Chowdhury was born in south India and then moved to Brooklyn, NY by way of Massachusetts. While Pishimoni and Pishe’s world in Calcutta may be familiar to him, it isn’t his to claim. That he doesn’t is probably the biggest strength of the play. His gaze isn’t anthropological and neither is he making judgements. Much like Choton, playwright Chowdhury knows his limitations when looking into a world like Calcutta. He knows he is an outsider who doesn’t know everything; so he witnesses and works extremely hard to present things just the way he sees them, paying attention to the smallest details, substituting gaps in his knowledge and world view with intensive research. He handles the script and the people in it with care, without compromising on anyone’s dignity. Even when the play is contained within the interiority of this one Calcutta home, the outside world is always present, through the distant howling of street dogs (Sound design by Tei Blow) and the calls of street vendors trying to make an early morning sale, as they walk the streets of the city with their wares.

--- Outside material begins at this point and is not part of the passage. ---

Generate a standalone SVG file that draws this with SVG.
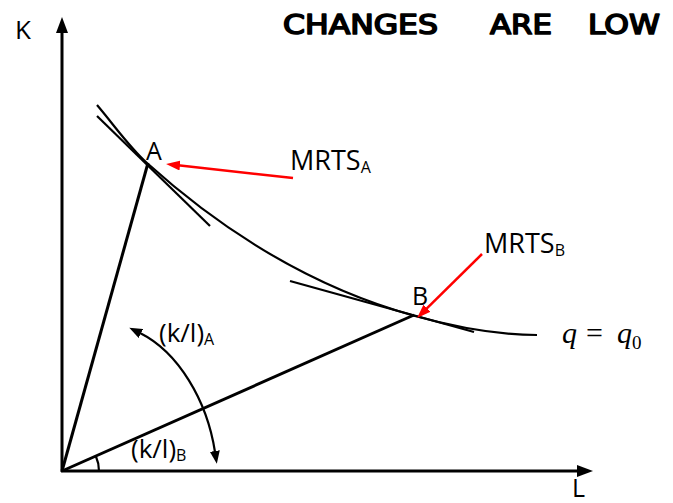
<svg xmlns="http://www.w3.org/2000/svg" width="673" height="503" viewBox="0 0 673 503">
<style>
.lbl{font-family:"Open Sans","Liberation Sans",sans-serif;fill:#000}
.hand{font-family:"DejaVu Sans","Liberation Sans",sans-serif;fill:#000;stroke:#000;stroke-width:1.6;stroke-linejoin:round;font-size:26px}
.ax{stroke:#000;stroke-width:3;fill:none}
.ln{stroke:#000;stroke-width:2.2;fill:none}
.red{stroke:#ff0000;stroke-width:2.5;fill:none}
</style>
<defs>
<marker id="axh" markerUnits="userSpaceOnUse" markerWidth="16" markerHeight="12" refX="2" refY="6" orient="auto"><path d="M0,0 L16,6 L0,12 z" fill="#000"/></marker>
<marker id="rh" markerUnits="userSpaceOnUse" markerWidth="14" markerHeight="10" refX="2" refY="5" orient="auto"><path d="M0,0 L14,5 L0,10 z" fill="#ff0000"/></marker>
<marker id="bh" markerUnits="userSpaceOnUse" markerWidth="13" markerHeight="10" refX="1" refY="5" orient="auto-start-reverse"><path d="M0,0 L13,5 L0,10 z" fill="#000"/></marker>
</defs>
<rect width="673" height="503" fill="#fff"/>
<g id="connectors">
<line id="k-axis" class="ax" x1="62" y1="472" x2="62" y2="31" marker-end="url(#axh)"/>
<line id="l-axis" class="ax" x1="61" y1="471" x2="579" y2="471" marker-end="url(#axh)"/>
<line id="ray-a" class="ax" x1="62" y1="471" x2="148" y2="163"/>
<line id="ray-b" class="ax" x1="62" y1="471" x2="414" y2="315"/>
<path id="isoquant" class="ln" d="M97,105 C114,125 130,148 147,163 C217,226 305,285.5 415,316 C455,327 500,335 537,335"/>
<line id="tangent-a" class="ln" x1="97" y1="116" x2="210" y2="226"/>
<line id="tangent-b" class="ln" x1="290" y1="281" x2="474" y2="332"/>
<line id="arrow-mrts-a" class="red" x1="293" y1="178" x2="178" y2="165.3" marker-end="url(#rh)"/>
<line id="arrow-mrts-b" class="red" x1="482" y1="254" x2="425.6" y2="309.6" marker-end="url(#rh)"/>
<path id="angle-change" class="ln" d="M140,333 C178,352 207,400 215,452" marker-start="url(#bh)" marker-end="url(#bh)"/>
<path id="angle-arc" class="ln" d="M99,471 A37,37 0 0 0 95.8,456"/>
</g>
<g id="label-k"><text class="lbl" x="15" y="39" font-size="26">K</text></g>
<g id="label-l"><text class="lbl" x="572" y="497" font-size="25">L</text></g>
<g id="point-a"><text class="lbl" x="146" y="160" font-size="25">A</text></g>
<g id="point-b"><text class="lbl" x="412" y="305" font-size="25">B</text></g>
<g id="mrts-a"><text class="lbl" x="290" y="170" font-size="27">MRTS<tspan font-size="16" dy="3">A</tspan></text></g>
<g id="mrts-b"><text class="lbl" x="484" y="253" font-size="27">MRTS<tspan font-size="16" dy="3">B</tspan></text></g>
<g id="ratio-a"><text class="lbl" x="159" y="342" font-size="26">(k/l)<tspan font-size="16" dy="3">A</tspan></text></g>
<g id="ratio-b"><text class="lbl" x="131" y="458" font-size="26">(k/l)<tspan font-size="16" dy="3">B</tspan></text></g>
<g id="isoquant-label"><text x="562" y="343" font-family="Liberation Serif,serif" font-size="30"><tspan font-style="italic">q</tspan><tspan x="586">=</tspan><tspan x="617" font-style="italic">q</tspan><tspan x="632" y="349" font-size="19">0</tspan></text></g>
<g id="handwritten-note">
<text class="hand" x="283" y="34" textLength="155" lengthAdjust="spacingAndGlyphs">CHANGES</text>
<text class="hand" x="490" y="34" textLength="62" lengthAdjust="spacingAndGlyphs">ARE</text>
<text class="hand" x="588" y="34" textLength="72" lengthAdjust="spacingAndGlyphs">LOW</text>
</g>
</svg>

This duty of care is something that gets extended through the bilinguality of the play, as well. In plays that straddle such disparate worlds and languages, it is common to see one gain prominence over the other. But Public Obscenities strives to include everyone in the audience — irrespective of whether they speak Bangla or English or both — as it enters the inner world of the characters. For the first time in my life, I felt like a play was being performed for me and the people who form my inner world. I wasn’t paying a lot of attention to whether the play “works” for someone who doesn’t speak Bangla but the laughs and sighs in the diverse audience would have me believe that it does. The actors often repeat themselves in English when they say something in Bangla, and the set makes efficient use of the living room’s TV screen to subtitle a large chunk of the dialog in a very seamless and unobtrusive way.
The idea of image making, record making, and eventually memory and archive making, forms the spine of Public Obscenities. In watching it, as an Indian Bengali immigrant whose family hails from present-day Bangladesh, the play creates an archive of memories that have never seemed important to me in the larger scheme of things. Beyond its very important commentary on the caste and gender politics within middle-class Bengali society, it tells me that my childhood and the memories it has birthed is worth creating art with, in their truest form, without the need to embellish them to fit a critical high brow idea of theater, and without the fetishizing and objectification/othering that most diasporic artists slip into when talking of our pasts.